In 1915, “Birth of a Nation” changed the art of filmmaking. It also celebrated the Ku Klux Klan as heroes of the Civil War and Reconstruction.

Now the movie itself is under reconstruction.

The artist and musician DJ Spooky is treating the seminal but racist film like a piece of music — he’s doing a “remix.” Spooky’s work-in-progress, titled “Rebirth of a Nation,” was shown at the American Museum of the Moving Image this week.

Spooky chose D.W. Griffith’s “Birth of a Nation” precisely because it deals with issues of race. By manipulating it, and showing how it can be changed, he hopes to show how images and ideas about race are mutable as well.

“In one era, race is one thing. In another … it changes,” the DJ said. “There’s never one final answer for any of this, it’s always a remix.”

Carl Goodman, curator of digital media at the museum, called it “sampling cinema.”

“By allowing people to play with and remix and reconfigure the media of the past, it becomes a powerful form of commentating,” Goodman said.

On Thursday night, Spooky projected the film onto a large screen, adding layers of visual effects. An image of a fully robed Klansman underlay the scene depicting the South’s surrender at the end of the war. An image of a young Southern woman looking at cotton cloth for a dress was followed by an image of slaves picking the cotton.

Spooky also added material, such as images of a dance performance inspired by Southern history. And the soundtrack was of course his creation, a mix that ranged from a rendition of “Dixieland” to the type of beat-driven music one would hear in a club.

Spooky, born Paul Miller, has recorded with musicians ranging from Yoko One to Wu-Tang Clan’s Killa Priest. His artwork has appeared in the Whitney Biennial, the Ludwig Museum in Cologne, Germany, and the Andy Warhol Museum, among others.

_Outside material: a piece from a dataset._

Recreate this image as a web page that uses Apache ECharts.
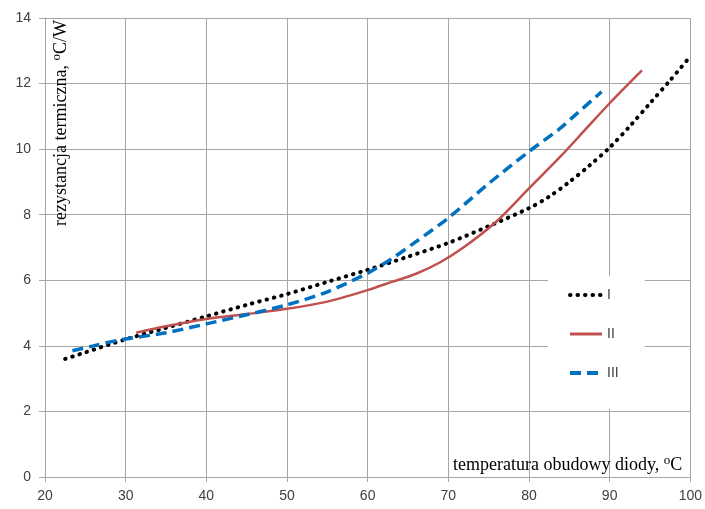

Spooky said he planned to travel with the project and was working out arrangements to show it internationally. His ultimate goal is to show it on three screens at a time, accompanied by an orchestra.
What he’s really doing is creating a whole new piece of art built around pieces of the old movie, using the original film as a frame on which to add modern commentary and perspectives. Beauty.

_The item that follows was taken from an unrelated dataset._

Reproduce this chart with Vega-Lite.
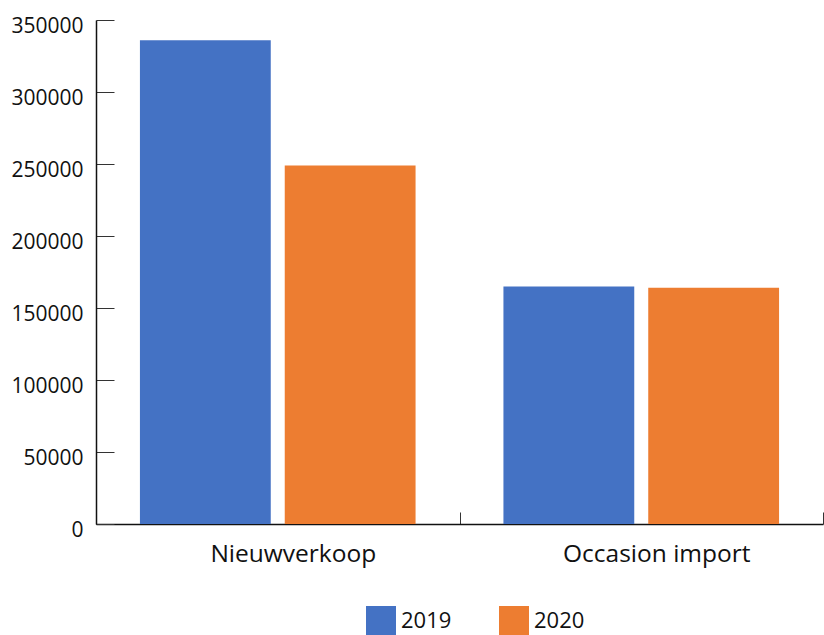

The only bad thing would be if this were offered up fraudulently, tricking people into thinking that this was the DW Griffith movie, rather than a modern refutation of what DJ Spooky takes to be Griffith’s idea. The new title Rebirth of a Nation helps with that. In any case, it seems highly unlikely that anyone could mistake this new creation with techno music and such for a 1915 film.

It would probably be a bit sprawling, but it would be great to see the original Griffith film, then the Rebirth film with a group, and then discuss. I’d be all about that.